* [Exercise details]:
Copy, exactly and only, the lines from the one with "Clone this chart in Plotly." up to and including the one with "-1.3, -1.05, -0.9]", leaving pictures out.

* [Task input]:
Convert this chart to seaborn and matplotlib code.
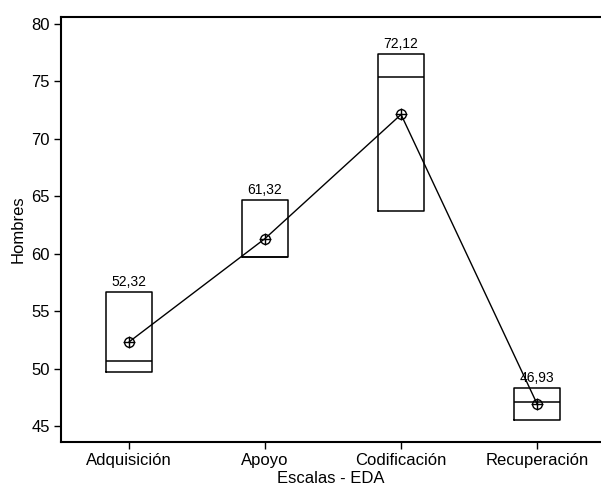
import matplotlib
matplotlib.use("Agg")
import matplotlib.pyplot as plt
import seaborn as sns
import pandas as pd

categories = ["Adquisición", "Apoyo", "Codificación", "Recuperación"]
means = [52.32, 61.32, 72.12, 46.93]
q1 = [49.69, 59.69, 63.73, 45.50]
medians = [50.65, 59.69, 75.39, 47.09]
q3 = [56.67, 64.69, 77.37, 48.34]
mean_labels = ["52,32", "61,32", "72,12", "46,93"]

sns.set_theme(style="white")
plt.rcParams["font.family"] = ["Liberation Sans Narrow", "Liberation Sans", "DejaVu Sans"]
plt.rcParams["text.color"] = "black"
plt.rcParams["axes.labelcolor"] = "black"
plt.rcParams["xtick.color"] = "black"
plt.rcParams["ytick.color"] = "black"

fig = plt.figure(figsize=(6.01, 4.93), dpi=100)
ax = fig.add_axes([61 / 601, 1 - 442 / 493, 1 - 61 / 601, (442 - 17.3) / 493])

stats = []
for c, a, m, b, mu in zip(categories, q1, medians, q3, means):
    stats.append(dict(label=c, q1=a, med=m, q3=b, whislo=a, whishi=b, mean=mu, fliers=[]))

ax.bxp(stats, positions=range(len(categories)), widths=0.34, showfliers=False,
       showcaps=False, patch_artist=False,
       boxprops=dict(color="black", linewidth=1.1),
       medianprops=dict(color="black", linewidth=1.1),
       whiskerprops=dict(color="black", linewidth=1.0))

df = pd.DataFrame({"Escala": categories, "Media": means})
sns.pointplot(data=df, x="Escala", y="Media", order=categories, color="black",
              markers="o", linestyles="-", ax=ax, errorbar=None,
              markersize=7, markerfacecolor="none", markeredgewidth=1.0, linewidth=1.0)
ax.plot(range(len(categories)), means, linestyle="none", marker="+", color="black",
        markersize=9, markeredgewidth=1.0)

for i, (b, lab) in enumerate(zip(q3, mean_labels)):
    ax.annotate(lab, (i, b), xytext=(0, 2), textcoords="offset points",
                ha="center", va="bottom", fontsize=10, color="black")

ax.set_xlim(-0.5, 3.47)
ax.set_ylim(43.61, 80.58)
ax.set_yticks([45, 50, 55, 60, 65, 70, 75, 80])
ax.set_xticks(range(len(categories)))
ax.set_xticklabels(categories)
ax.set_xlabel("Escalas - EDA", fontsize=12, labelpad=2, color="black")
ax.set_ylabel("Hombres", fontsize=12, labelpad=4, color="black")
ax.tick_params(axis="both", labelsize=12, length=5, width=1, color="black",
               labelcolor="black", left=True, bottom=True, direction="out", pad=3)
for s in ["left", "bottom", "top"]:
    ax.spines[s].set_visible(True)
    ax.spines[s].set_color("black")
    ax.spines[s].set_linewidth(1.5)
ax.spines["right"].set_visible(False)
ax.grid(False)

fig.savefig("out.png", dpi=100)
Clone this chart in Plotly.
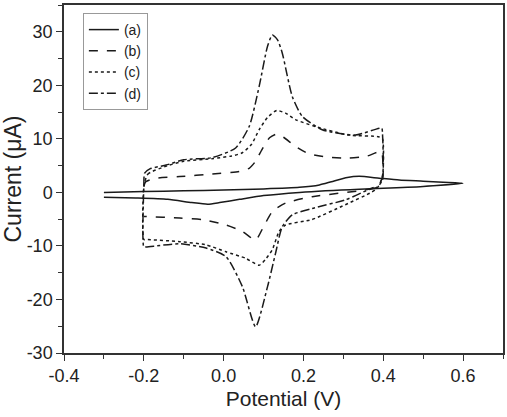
import plotly.graph_objects as go

# (a) solid
xa = [-0.3, -0.2, -0.1, 0.0, 0.1, 0.19, 0.24, 0.27, 0.31, 0.34, 0.39, 0.44, 0.5, 0.55, 0.6,
      0.5, 0.4, 0.34, 0.19, 0.1, 0.04, -0.01, -0.04, -0.08, -0.14, -0.22, -0.3]
ya = [0.0, 0.15, 0.3, 0.45, 0.65, 0.95, 1.4, 2.0, 2.8, 3.0, 2.65, 2.3, 2.1, 1.9, 1.7,
      1.1, 0.75, 0.6, 0.0, -0.6, -1.3, -1.9, -2.2, -1.9, -1.3, -1.05, -0.9]

# (b) dashed
xb = [-0.2, -0.195, -0.169, -0.11, -0.028, 0.039, 0.064, 0.08, 0.096, 0.115, 0.133, 0.15, 0.18,
      0.214, 0.26, 0.313, 0.36, 0.395, 0.398, 0.39, 0.363, 0.222, 0.155, 0.122, 0.10, 0.08,
      0.047, 0.006, -0.052, -0.11, -0.198, -0.2]
yb = [1.2, 2.0, 2.65, 2.95, 3.45, 3.9, 4.5, 5.8, 8.0, 10.2, 10.9, 10.3, 8.6,
      7.2, 6.6, 6.4, 6.8, 7.6, 3.0, 1.5, 0.6, -0.8, -2.0, -3.6, -6.4, -8.9,
      -7.3, -6.1, -5.1, -4.8, -4.5, -4.5]

# (c) dotted
xc = [-0.2, -0.19, -0.14, -0.1, -0.03, 0.02, 0.047, 0.07, 0.089, 0.11, 0.133, 0.155, 0.18,
      0.23, 0.313, 0.388, 0.398, 0.398, 0.385, 0.37, 0.305, 0.22, 0.155, 0.139, 0.122, 0.105,
      0.089, 0.055, 0.006, -0.044, -0.11, -0.194, -0.2, -0.2]
yc = [1.0, 3.4, 5.0, 5.8, 6.3, 6.8, 7.4, 9.0, 11.7, 14.0, 15.3, 14.8, 13.6,
      12.3, 10.7, 10.4, 10.0, 3.0, 0.8, 0.0, -2.3, -5.1, -6.1, -7.3, -10.7, -12.5,
      -13.6, -12.3, -11.1, -9.8, -9.2, -8.8, -8.8, 1.0]

# (d) dash-dot
xd = [-0.2, -0.198, -0.185, -0.144, -0.1, -0.028, 0.03, 0.064, 0.089, 0.11, 0.122, 0.135,
      0.147, 0.172, 0.197, 0.247, 0.33, 0.396, 0.398, 0.398, 0.385, 0.363, 0.305, 0.222,
      0.172, 0.147, 0.13, 0.11, 0.08, 0.047, 0.006, -0.044, -0.11, -0.194, -0.2, -0.2]
yd = [1.1, 3.6, 4.4, 5.1, 6.1, 6.5, 8.3, 12.3, 19.8, 27.3, 29.4, 28.5,
      26.0, 17.9, 14.2, 11.7, 10.7, 12.0, 11.0, 2.3, 1.0, 0.5, -1.4, -3.0,
      -4.2, -6.4, -11.4, -17.6, -25.1, -17.6, -12.0, -10.4, -9.6, -10.2, -10.2, 1.1]

labels = ["(a)", "(b)", "(c)", "(d)"]
dashes = ["solid", "dash", "dot", "dashdot"]

fig = go.Figure()
for xs, ys, name, dash in zip([xa, xb, xc, xd], [ya, yb, yc, yd], labels, dashes):
    fig.add_trace(go.Scatter(x=xs, y=ys, mode="lines", name=name,
                             line=dict(color="#1a1a1a", width=1.5, dash=dash,
                                       shape="spline", smoothing=0.6)))

font = "Liberation Sans, Arial, sans-serif"
fig.update_layout(
    width=507, height=417,
    margin=dict(l=64, r=2, t=5, b=64),
    paper_bgcolor="white", plot_bgcolor="white",
    font=dict(family=font, color="#222"),
    showlegend=True,
    legend=dict(x=0.043, y=0.977, xanchor="left", yanchor="top",
                bordercolor="#999", borderwidth=1, bgcolor="white",
                font=dict(size=14, family=font), tracegroupgap=0,
                itemwidth=30),
)
fig.update_xaxes(range=[-0.4, 0.7], tickvals=[-0.4, -0.2, 0.0, 0.2, 0.4, 0.6],
                 ticktext=["-0.4", "-0.2", "0.0", "0.2", "0.4", "0.6"],
                 ticks="outside", ticklen=6, tickwidth=1.2, tickcolor="#333",
                 minor=dict(dtick=0.1, ticks="outside", ticklen=4, tickcolor="#333"),
                 showline=True, linecolor="#333", linewidth=1.5, mirror=True,
                 showgrid=False, zeroline=False,
                 tickfont=dict(size=18, family=font, color="#222"),
                 title=dict(text="Potential (V)", font=dict(size=21, family=font, color="#222"), standoff=6))
fig.update_yaxes(range=[-30, 35], tickvals=[-30, -20, -10, 0, 10, 20, 30],
                 ticktext=["-30", "-20", "-10", "0", "10", "20", "30"],
                 ticks="outside", ticklen=6, tickwidth=1.2, tickcolor="#333",
                 minor=dict(dtick=5, ticks="outside", ticklen=4, tickcolor="#333"),
                 showline=True, linecolor="#333", linewidth=1.5, mirror=True,
                 showgrid=False, zeroline=False,
                 tickfont=dict(size=18, family=font, color="#222"),
                 title=dict(text="Current (μA)", font=dict(size=23, family=font, color="#222"), standoff=4))
fig.write_html("out.html")
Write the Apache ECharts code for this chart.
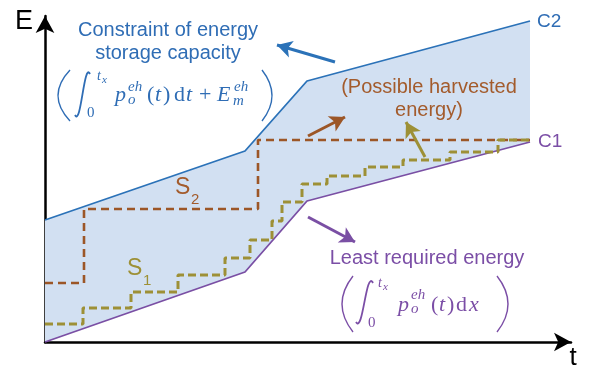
<!DOCTYPE html>
<html><head><meta charset="utf-8">
<script src="https://cdn.jsdelivr.net/npm/echarts@6/dist/echarts.min.js"></script>
<style>html,body{margin:0;padding:0;background:#fff}#c{width:589px;height:370px}</style>
</head><body><div id="c"></div>
<script>
// Boundary curves (shared x breakpoints)
const xC = [0, 200, 262, 485];
const c1 = [0, 70, 141, 200];      // least required energy
const c2 = [122, 191, 261, 321];   // storage capacity constraint
// Strategy S2 (coarse steps)
const s2X = [0, 39, 213, 485];
const s2Y = [59, 133, 202, 202];
// Strategy S1 (fine steps)
const s1X = [0, 38, 86, 133, 180, 205, 227, 237, 257, 282, 320, 358, 405, 453, 485];
const s1Y = [18, 34, 50, 67, 84, 102, 121, 140, 158, 166, 175, 182, 190, 202, 202];

const BLUE = '#2b72b8', PURPLE = '#7a4fa4', BROWN = '#9c5627', OLIVE = '#9d9036';
const BLUE_T = '#2f6db5', BROWN_T = '#a35b2c', PURPLE_T = '#7b4ea6';
const zip = (a, b) => a.map((v, i) => [v, b[i]]);

const chart = echarts.init(document.getElementById('c'), null, {renderer: 'canvas'});

function txt(x, y, s, size, color, opt) {
  opt = opt || {};
  const fam = opt.fam || '"Liberation Sans"';
  const st = opt.italic ? 'italic ' : '';
  return {type: 'text', x: x, y: y, silent: true, z: 100,
    style: {text: s, font: st + size + 'px ' + fam, fill: color,
      align: opt.align || 'left', verticalAlign: 'middle'}};
}
function curve(x1, y1, x2, y2, cx1, cy1, cx2, cy2, color, w) {
  const shape = {x1, y1, x2, y2, cpx1: cx1, cpy1: cy1};
  if (cx2 !== undefined) { shape.cpx2 = cx2; shape.cpy2 = cy2; }
  return {type: 'bezierCurve', shape: shape, silent: true, z: 100,
    style: {stroke: color, lineWidth: w, fill: null}};
}
const SERIF = '"Liberation Serif"';
const M = {fam: SERIF, italic: true};
const R = {fam: SERIF};
const MS = 22, SS = 15;

const graphics = [
  txt(24, 22, 'E', 27, '#000', {align: 'center'}),
  txt(573, 358, 't', 26, '#000', {align: 'center'}),
  txt(537, 22, 'C2', 19, BLUE_T),
  txt(538, 142, 'C1', 19, PURPLE_T),
  txt(175, 188, 'S', 23, BROWN_T),
  txt(191, 200, '2', 15, BROWN_T),
  txt(127, 269, 'S', 23, OLIVE),
  txt(143, 281, '1', 15, OLIVE),
  txt(168, 30, 'Constraint of energy', 20, BLUE_T, {align: 'center'}),
  txt(168, 53, 'storage capacity', 20, BLUE_T, {align: 'center'}),
  txt(429, 87, '(Possible harvested', 20, BROWN_T, {align: 'center'}),
  txt(429, 110, 'energy)', 20, BROWN_T, {align: 'center'}),
  txt(427, 258, 'Least required energy', 20, PURPLE_T, {align: 'center'}),
  // formula 1
  curve(70, 70, 70, 121, 46, 95.5, undefined, undefined, BLUE_T, 1.4),
  curve(75, 115, 90, 74, 81, 127, 84, 61, BLUE_T, 1.8),
  txt(87, 113, '0', SS, BLUE_T, R),
  txt(97, 76, 't', 14, BLUE_T, M),
  txt(102, 80, 'x', 11, BLUE_T, M),
  txt(115, 95, 'p', MS, BLUE_T, M),
  txt(128, 87, 'eh', SS, BLUE_T, M),
  txt(128, 100, 'o', SS, BLUE_T, M),
  txt(147, 95, '(', MS, BLUE_T, R),
  txt(155, 95, 't', MS, BLUE_T, M),
  txt(163, 95, ')', MS, BLUE_T, R),
  txt(174, 95, 'd', MS, BLUE_T, R),
  txt(186, 95, 't', MS, BLUE_T, M),
  txt(199, 95, '+', MS, BLUE_T, R),
  txt(217, 95, 'E', MS, BLUE_T, M),
  txt(234, 87, 'eh', SS, BLUE_T, M),
  txt(233, 101, 'm', SS, BLUE_T, M),
  curve(262, 70, 262, 121, 282, 95.5, undefined, undefined, BLUE_T, 1.4),
  // formula 2
  curve(353, 276, 353, 332, 331, 304, undefined, undefined, PURPLE_T, 1.4),
  curve(356, 322, 373, 283, 363, 334, 366, 269, PURPLE_T, 1.8),
  txt(368, 323, '0', SS, PURPLE_T, R),
  txt(378, 283, 't', 14, PURPLE_T, M),
  txt(383, 287, 'x', 11, PURPLE_T, M),
  txt(398, 305, 'p', MS, PURPLE_T, M),
  txt(411, 295, 'eh', SS, PURPLE_T, M),
  txt(411, 309, 'o', SS, PURPLE_T, M),
  txt(431, 305, '(', MS, PURPLE_T, R),
  txt(439, 305, 't', MS, PURPLE_T, M),
  txt(447, 305, ')', MS, PURPLE_T, R),
  txt(456, 305, 'd', MS, PURPLE_T, R),
  txt(469, 305, 'x', MS, PURPLE_T, M),
  curve(497, 276, 497, 332, 519, 304, undefined, undefined, PURPLE_T, 1.4)
];

function arrow(from, to, color) {
  return {silent: true, animation: false, symbol: ['none', 'arrow'], symbolSize: [13, 15],
    lineStyle: {type: 'solid', width: 3, color: color}, label: {show: false},
    data: [[{coord: from}, {coord: to}]]};
}

const axisCommon = {
  type: 'value', min: 0,
  axisLine: {show: true, symbol: ['none', 'arrow'], symbolSize: [14, 17], lineStyle: {color: '#000', width: 2.5}},
  axisTick: {show: false}, axisLabel: {show: false}, splitLine: {show: false}
};

chart.setOption({
  animation: false,
  grid: {left: 45, right: 18, top: 16, bottom: 28},
  xAxis: Object.assign({}, axisCommon, {max: 526}),
  yAxis: Object.assign({}, axisCommon, {max: 326}),
  graphic: graphics,
  series: [
    {type: 'custom', silent: true, z: 1, data: [[0, 0]],
      renderItem: function (params, api) {
        const pts = [];
        for (let i = 0; i < xC.length; i++) pts.push(api.coord([xC[i], c2[i]]));
        for (let i = xC.length - 1; i >= 0; i--) pts.push(api.coord([xC[i], c1[i]]));
        return {type: 'polygon', shape: {points: pts}, style: {fill: '#d2e0f2', stroke: null}};
      }},
    {type: 'line', name: 'C2', data: zip(xC, c2), symbol: 'none', z: 3,
      lineStyle: {color: BLUE, width: 1.8},
      markLine: arrow([290, 280], [232, 297], BLUE)},
    {type: 'line', name: 'C1', data: zip(xC, c1), symbol: 'none', z: 3,
      lineStyle: {color: PURPLE, width: 1.8},
      markLine: arrow([263, 125], [310, 100], PURPLE)},
    {type: 'line', name: 'S2', data: zip(s2X, s2Y), step: 'end', symbol: 'none', z: 4,
      lineStyle: {color: BROWN, width: 2.6, type: [8, 5]},
      markLine: arrow([263, 206], [300, 225], BROWN)},
    {type: 'line', name: 'S1', data: zip(s1X, s1Y), step: 'end', symbol: 'none', z: 5,
      lineStyle: {color: OLIVE, width: 3, type: [8, 4]},
      markLine: arrow([380, 185], [361, 220], OLIVE)}
  ]
});
</script></body></html>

* [Correct answer]:
Clone this chart in Plotly.
import plotly.graph_objects as go

# (a) solid
xa = [-0.3, -0.2, -0.1, 0.0, 0.1, 0.19, 0.24, 0.27, 0.31, 0.34, 0.39, 0.44, 0.5, 0.55, 0.6,
      0.5, 0.4, 0.34, 0.19, 0.1, 0.04, -0.01, -0.04, -0.08, -0.14, -0.22, -0.3]
ya = [0.0, 0.15, 0.3, 0.45, 0.65, 0.95, 1.4, 2.0, 2.8, 3.0, 2.65, 2.3, 2.1, 1.9, 1.7,
      1.1, 0.75, 0.6, 0.0, -0.6, -1.3, -1.9, -2.2, -1.9, -1.3, -1.05, -0.9]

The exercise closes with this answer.